Brian Lister is acting chief executive of the Scottish Further Education Unit and principal of Cumbernauld College
The Scottish Executive Review of Scotland's Colleges is establishing a long overdue and authoritative evidence base about our work, how we go about it and the possibilities for future work in the short and the long term.
The evidence has been collected, the analysis is well advanced and the synthesis has been postponed until new ministers are in place after the election. These ministers will have an opportunity to take their work forward, based on evidence as well as the political mix of ideology, manifestos and lobbying. In this important respect, they will be better off than their predecessors.
These ministers will know that:
* Scotland's colleges have a strong, committed workforce who are robust advocates of the work they do;
* there has been considerable capital spend;
* there are high levels of learners' satisfaction with their FE experiences;
* the many challenges addressed at local and individual level amount to a whole lot in terms of Scotland's economic and social well-being.
They will also have plenty of suggestions on how to move forward. From that knowledge, and provided they have the wisdom to distinguish between distraction and significance, they might be able to conclude that Scotland's colleges provide outstanding public value and are at the forefront of public sector reform.
But we also know that they exist in a complex fabric woven by threads of local and national policies, diverse funding mechanisms, demanding governance requirements, high expectations of quality and complex learner needs. And we know that these threads are fragile.
The landmark publication Forward Together signals the emergence of FE as a progressive public service, one which is looking forward to the future with a confidence and determination to shape that future.

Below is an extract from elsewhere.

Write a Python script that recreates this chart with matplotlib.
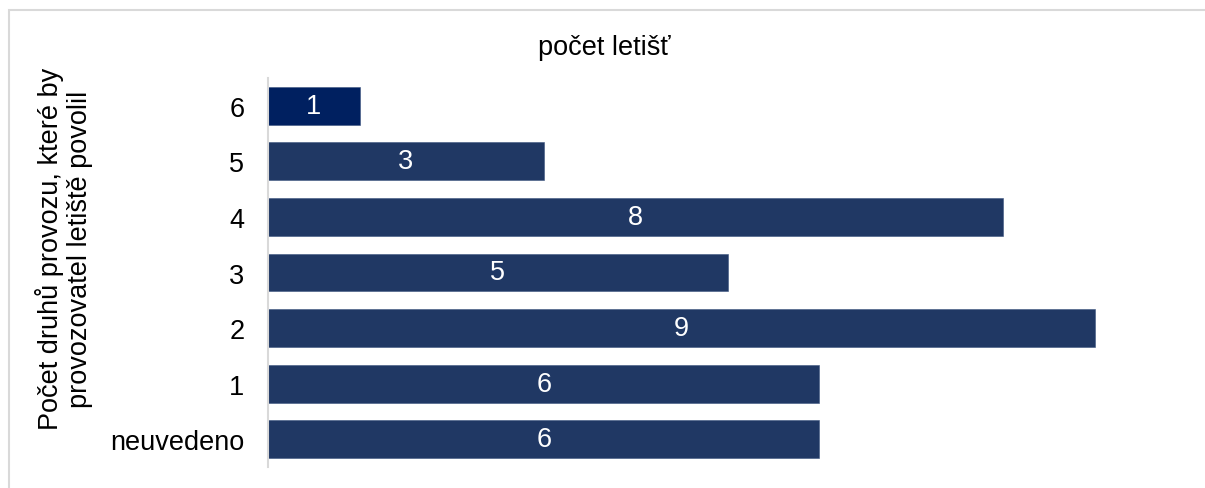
import matplotlib.pyplot as plt
from matplotlib.patches import Rectangle

plt.rcParams['font.family'] = ['Liberation Sans', 'DejaVu Sans']

categories = ['neuvedeno', '1', '2', '3', '4', '5', '6']
counts = [6, 6, 9, 5, 8, 3, 1]
colors = ['#203864'] * 6 + ['#002060']

W, H = 1205, 489
fig = plt.figure(figsize=(W / 100, H / 100), dpi=100)

# light frame around the chart area
fig.patches.append(Rectangle((9 / W, -0.05), 1.2, 1 - 11 / H + 0.05,
                             transform=fig.transFigure, fill=False,
                             edgecolor='#d9d9d9', linewidth=1.5))

ax = fig.add_axes([268 / W, 1 - 468 / H, (1187 - 268) / W, (468 - 79) / H])
y = range(len(categories))
bars = ax.barh(y, counts, height=0.68, color=colors, edgecolor='#3d5580', linewidth=0.4)

for b, v in zip(bars, counts):
    ax.text(b.get_width() / 2, b.get_y() + b.get_height() / 2, str(v),
            ha='center', va='center', color='white', fontsize=19.5)

ax.set_xlim(0, 10)
ax.set_ylim(-0.5, len(categories) - 0.5)
ax.set_yticks(list(y))
ax.set_yticklabels(categories, fontsize=19.5)
ax.tick_params(axis='y', length=0, pad=17)
ax.set_xticks([])
for s in ['top', 'right', 'bottom']:
    ax.spines[s].set_visible(False)
ax.spines['left'].set_color('#d9d9d9')
ax.spines['left'].set_linewidth(1.5)

fig.text(604 / W, 1 - 48 / H, 'počet letišť', ha='center', va='center', fontsize=19.5)
fig.text(64 / W, 1 - 249 / H, 'Počet druhů provozu, které by\nprovozovatel letiště povolil',
         rotation=90, ha='center', va='center', fontsize=19.5, linespacing=1.15)

fig.savefig('out.png', dpi=100, facecolor='white')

It is a sector no longer dominated by fixing things or picking up daunting challenges.
Scotland's colleges have reached a good place and the journey continues.
We know that the key fuel which drives us is the professional development of staff at all levels. It is not simply our capacity to provide these opportunities; it is our ability to use these opportunities for our learning as the significant determinant in retaining a dynamism to respond to change. Any new minister should expect nothing less.